The unemployment rate also fell slightly to 4.2%. The retail sector lost 20,000 jobs last month while transportation and warehousing added 50,000 jobs and professional and business services added 90,000.

The latest job numbers are another issue that the Biden administration has to contend with as polling has shown that the overwhelming majority of Americans are worried about skyrocketing inflation. Some experts have recently warned that Biden’s Build Back Better agenda could further exacerbate inflation problems.

Federal Reserve Chairman Jerome Powell said this week that he expects high inflation to continue well into 2022 and that the U.S. government should stop trying to portray the situation as “transitory.”

“So I think the word transitory has different meanings to different people,” Powell told Sen. Pat Toomey (R-PA) during a Senate hearing on Tuesday. “To many, it carries a time, a sense of short-lived. We tend to use it to mean that it won’t leave a permanent mark in the form of higher inflation. I think it’s probably a good time to retire that word and try to explain more clearly what we mean.”

“We will use our tools to make sure that higher inflation does not become entrenched,” Powell continued, adding that high inflation would “certainly” continue “through the middle of next year.”

However, Treasury Secretary Janet Yellen continued to defend Democrats’ efforts to pass their multi-trillion dollar social spending bill this week while also saying this week that she was “ready to retire the word transitory” when it comes to talking about inflation.

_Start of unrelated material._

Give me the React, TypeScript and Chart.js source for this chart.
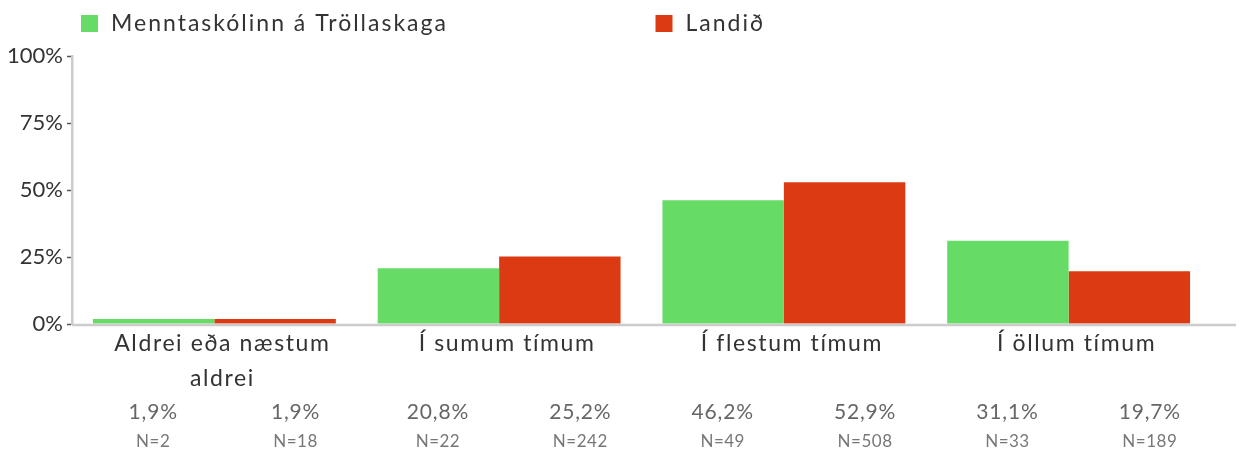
import React, { useEffect, useRef } from "react";
import { Chart, registerables } from "chart.js";

Chart.register(...registerables);

const seriesNames = ["Menntaskólinn á Tröllaskaga", "Landið"];
const seriesColors = ["#66dc67", "#dc3a13"];
const categories = [["Aldrei eða næstum", "aldrei"], ["Í sumum tímum"], ["Í flestum tímum"], ["Í öllum tímum"]];
const schoolValues = [1.9, 20.8, 46.2, 31.1];
const landValues = [1.9, 25.2, 52.9, 19.7];
const schoolN = [2, 22, 49, 33];
const landN = [18, 242, 508, 189];
const yTickValues = [0, 25, 50, 75, 100];

const FONT = "Lato, 'Noto Sans', sans-serif";

const fmtPct = (v: number) => v.toFixed(1).replace(".", ",") + "%";

const decorPlugin = {
  id: "decor",
  afterDraw(chart: any) {
    const { ctx, chartArea, scales } = chart;
    const x = scales.x;
    ctx.save();
    // bottom axis line, extended to the right
    ctx.strokeStyle = "#cccccc";
    ctx.lineWidth = 2.5;
    ctx.beginPath();
    ctx.moveTo(chartArea.left, chartArea.bottom + 1);
    ctx.lineTo(chartArea.right + 25, chartArea.bottom + 1);
    ctx.stroke();

    // legend
    const half = (chartArea.right - chartArea.left) / 2;
    const legendX = [chartArea.left + 9, chartArea.left + half + 14];
    ctx.font = `23px ${FONT}`;
    (ctx as any).letterSpacing = "2px";
    ctx.textAlign = "left";
    ctx.textBaseline = "middle";
    seriesNames.forEach((name, i) => {
      ctx.fillStyle = seriesColors[i];
      ctx.fillRect(legendX[i], 15, 17, 17);
      ctx.fillStyle = "#333333";
      ctx.fillText(name, legendX[i] + 30, 24);
    });

    // category labels and table
    const catW = x.getPixelForValue(1) - x.getPixelForValue(0);
    ctx.textAlign = "center";
    categories.forEach((lines, i) => {
      const cx = x.getPixelForValue(i);
      ctx.font = `23px ${FONT}`;
      (ctx as any).letterSpacing = "1.6px";
      ctx.fillStyle = "#333333";
      lines.forEach((line, j) => {
        ctx.fillText(line, cx + 8, 344 + j * 35);
      });
      ctx.font = `21px ${FONT}`;
      (ctx as any).letterSpacing = "0.8px";
      ctx.fillStyle = "#666666";
      ctx.fillText(fmtPct(schoolValues[i]), cx - catW / 4 + 10, 412);
      ctx.fillText(fmtPct(landValues[i]), cx + catW / 4 + 10, 412);
      ctx.font = `17px ${FONT}`;
      (ctx as any).letterSpacing = "0.5px";
      ctx.fillStyle = "#777777";
      ctx.fillText("N=" + schoolN[i], cx - catW / 4 + 10, 442);
      ctx.fillText("N=" + landN[i], cx + catW / 4 + 10, 442);
    });
    ctx.restore();
  },
};

export default function App() {
  const ref = useRef<HTMLCanvasElement | null>(null);
  useEffect(() => {
    document.body.style.margin = "0";
    const canvas = ref.current!;
    const chart = new Chart(canvas, {
      type: "bar",
      data: {
        labels: categories as any,
        datasets: [
          {
            label: seriesNames[0],
            data: schoolValues,
            backgroundColor: seriesColors[0],
            categoryPercentage: 0.853,
            barPercentage: 1,
          },
          {
            label: seriesNames[1],
            data: landValues,
            backgroundColor: seriesColors[1],
            categoryPercentage: 0.853,
            barPercentage: 1,
          },
        ],
      },
      options: {
        animation: false,
        responsive: false,
        devicePixelRatio: 1,
        layout: { padding: { top: 56, right: 31, bottom: 131, left: 0 } },
        plugins: { legend: { display: false }, tooltip: { enabled: false } },
        scales: {
          x: {
            grid: { display: false, drawTicks: false },
            ticks: { display: false },
            border: { display: false },
          },
          y: {
            min: 0,
            max: 100,
            afterFit: (s: any) => {
              s.width = 72;
            },
            afterBuildTicks: (s: any) => {
              s.ticks = yTickValues.map((v) => ({ value: v }));
            },
            ticks: {
              callback: (v: any) => v + "%",
              color: "#333333",
              font: { family: FONT, size: 22 },
              padding: 4,
            },
            grid: {
              drawOnChartArea: false,
              drawTicks: true,
              tickLength: 5,
              tickColor: "#555555",
              tickWidth: 1.5,
            },
            border: { color: "#cccccc", width: 2.5 },
          },
        },
      },
      plugins: [decorPlugin],
    });
    return () => chart.destroy();
  }, []);
  return <canvas ref={ref} width={1242} height={455} style={{ display: "block" }} />;
}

Brian Stryker, a top Democrat pollster, warned in an interview with The New York Times this week that Democrats “have a problem” heading into the 2022 midterms.

“We’ve got a national branding problem that is probably deeper than a lot of people suspect,” he said. “Our party thinks maybe some things we’re saying aren’t cutting through, but I think it’s much deeper than that.”

“People think we’re more focused on social issues than the economy — and the economy is the No. 1 issue right now,” he continued. “We probably haven’t been as focused on the economy as we should be.”


This is a breaking news story; refresh the page for updates.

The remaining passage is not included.